Rows from a dataset of charts and code:

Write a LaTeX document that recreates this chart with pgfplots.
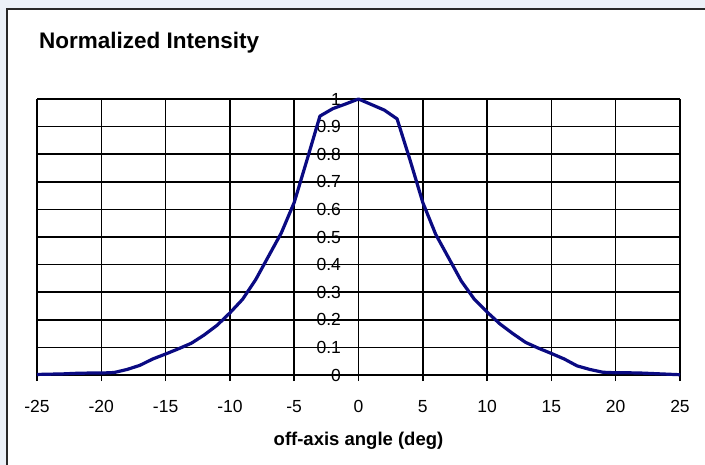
\documentclass[border=0pt]{standalone}
\usepackage{pgfplots}
\pgfplotsset{compat=1.18}
\usepackage{fontspec}
\setmainfont{Liberation Sans}
\definecolor{bg}{RGB}{236,241,248}
\definecolor{framec}{RGB}{40,40,40}
\definecolor{curvec}{RGB}{10,10,130}
\begin{document}
\begin{tikzpicture}
\useasboundingbox (0pt,0pt) rectangle (705pt,-465pt);
\fill[bg] (0pt,0pt) rectangle (705pt,-465pt);
\fill[white] (7pt,-9pt) rectangle (705pt,-465pt);
\draw[framec, line width=1.3pt] (7pt,-465pt) -- (7pt,-9pt) -- (705pt,-9pt);
\node[anchor=base west, font=\fontsize{22.5}{26}\selectfont\bfseries, inner sep=0pt] at (39pt,-48.3pt) {Normalized Intensity};
\node[anchor=base, font=\fontsize{18.5}{22}\selectfont\bfseries, inner sep=0pt] at (358.5pt,-446pt) {off-axis angle (deg)};
\begin{axis}[
  at={(37pt,-375pt)}, anchor=south west, scale only axis,
  width=643pt, height=276pt,
  xmin=-25, xmax=25, ymin=0, ymax=1,
  axis x line=bottom, axis y line=center,
  axis line style={-, black, line width=1.5pt},
  hide obscured x ticks=false, hide obscured y ticks=false,
  xtick={-25,-20,-15,-10,-5,0,5,10,15,20,25},
  xticklabels={-25,-20,-15,-10,-5,0,5,10,15,20,25},
  ytick={0,0.1,0.2,0.3,0.4,0.5,0.6,0.7,0.8,0.9,1},
  yticklabels={0,0.1,0.2,0.3,0.4,0.5,0.6,0.7,0.8,0.9,1},
  grid=major, grid style={black, line width=1.5pt},
  major tick length=6pt, tick style={black, line width=1.5pt},
  tick align=outside,
  x tick label style={font=\fontsize{17.5}{20}\selectfont, anchor=north, yshift=-16pt},
  y tick label style={font=\fontsize{17.5}{20}\selectfont, anchor=east, xshift=-8pt},
  clip=false,
]
\addplot[curvec, line width=3.2pt, line join=round] coordinates {
(-25,0.002) (-24,0.003) (-23,0.004) (-22,0.006) (-21,0.007) (-20,0.007)
(-19,0.009) (-18,0.02) (-17,0.035) (-16,0.058) (-15,0.076) (-14,0.095)
(-13,0.115) (-12,0.145) (-11,0.18) (-10,0.225) (-9,0.275) (-8,0.345)
(-7,0.43) (-6,0.515) (-5,0.625) (-4,0.78) (-3,0.938) (-2,0.965) (-1,0.982)
(0,1.0) (1,0.98) (2,0.96) (3,0.928) (4,0.78) (5,0.625) (6,0.51) (7,0.425)
(8,0.34) (9,0.275) (10,0.228) (11,0.185) (12,0.15) (13,0.118) (14,0.097)
(15,0.078) (16,0.058) (17,0.033) (18,0.02) (19,0.01) (20,0.008) (21,0.008)
(22,0.007) (23,0.005) (24,0.003) (25,0.001)
};
\end{axis}
\end{tikzpicture}
\end{document}
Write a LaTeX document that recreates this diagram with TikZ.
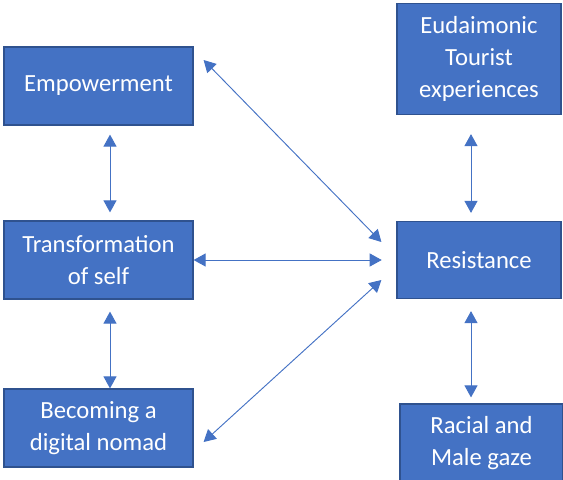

What to produce:
From the records given above, reproduce all text exactly and exclude each picture.

Written solution:
Write a LaTeX document that recreates this chart with pgfplots.
\documentclass[border=0pt]{standalone}
\usepackage{pgfplots}
\pgfplotsset{compat=1.18}
\usepackage{fontspec}
\setmainfont{Liberation Sans}
\definecolor{bg}{RGB}{236,241,248}
\definecolor{framec}{RGB}{40,40,40}
\definecolor{curvec}{RGB}{10,10,130}
\begin{document}
\begin{tikzpicture}
\useasboundingbox (0pt,0pt) rectangle (705pt,-465pt);
\fill[bg] (0pt,0pt) rectangle (705pt,-465pt);
\fill[white] (7pt,-9pt) rectangle (705pt,-465pt);
\draw[framec, line width=1.3pt] (7pt,-465pt) -- (7pt,-9pt) -- (705pt,-9pt);
\node[anchor=base west, font=\fontsize{22.5}{26}\selectfont\bfseries, inner sep=0pt] at (39pt,-48.3pt) {Normalized Intensity};
\node[anchor=base, font=\fontsize{18.5}{22}\selectfont\bfseries, inner sep=0pt] at (358.5pt,-446pt) {off-axis angle (deg)};
\begin{axis}[
  at={(37pt,-375pt)}, anchor=south west, scale only axis,
  width=643pt, height=276pt,
  xmin=-25, xmax=25, ymin=0, ymax=1,
  axis x line=bottom, axis y line=center,
  axis line style={-, black, line width=1.5pt},
  hide obscured x ticks=false, hide obscured y ticks=false,
  xtick={-25,-20,-15,-10,-5,0,5,10,15,20,25},
  xticklabels={-25,-20,-15,-10,-5,0,5,10,15,20,25},
  ytick={0,0.1,0.2,0.3,0.4,0.5,0.6,0.7,0.8,0.9,1},
  yticklabels={0,0.1,0.2,0.3,0.4,0.5,0.6,0.7,0.8,0.9,1},
  grid=major, grid style={black, line width=1.5pt},
  major tick length=6pt, tick style={black, line width=1.5pt},
  tick align=outside,
  x tick label style={font=\fontsize{17.5}{20}\selectfont, anchor=north, yshift=-16pt},
  y tick label style={font=\fontsize{17.5}{20}\selectfont, anchor=east, xshift=-8pt},
  clip=false,
]
\addplot[curvec, line width=3.2pt, line join=round] coordinates {
(-25,0.002) (-24,0.003) (-23,0.004) (-22,0.006) (-21,0.007) (-20,0.007)
(-19,0.009) (-18,0.02) (-17,0.035) (-16,0.058) (-15,0.076) (-14,0.095)
(-13,0.115) (-12,0.145) (-11,0.18) (-10,0.225) (-9,0.275) (-8,0.345)
(-7,0.43) (-6,0.515) (-5,0.625) (-4,0.78) (-3,0.938) (-2,0.965) (-1,0.982)
(0,1.0) (1,0.98) (2,0.96) (3,0.928) (4,0.78) (5,0.625) (6,0.51) (7,0.425)
(8,0.34) (9,0.275) (10,0.228) (11,0.185) (12,0.15) (13,0.118) (14,0.097)
(15,0.078) (16,0.058) (17,0.033) (18,0.02) (19,0.01) (20,0.008) (21,0.008)
(22,0.007) (23,0.005) (24,0.003) (25,0.001)
};
\end{axis}
\end{tikzpicture}
\end{document}
Write a LaTeX document that recreates this diagram with TikZ.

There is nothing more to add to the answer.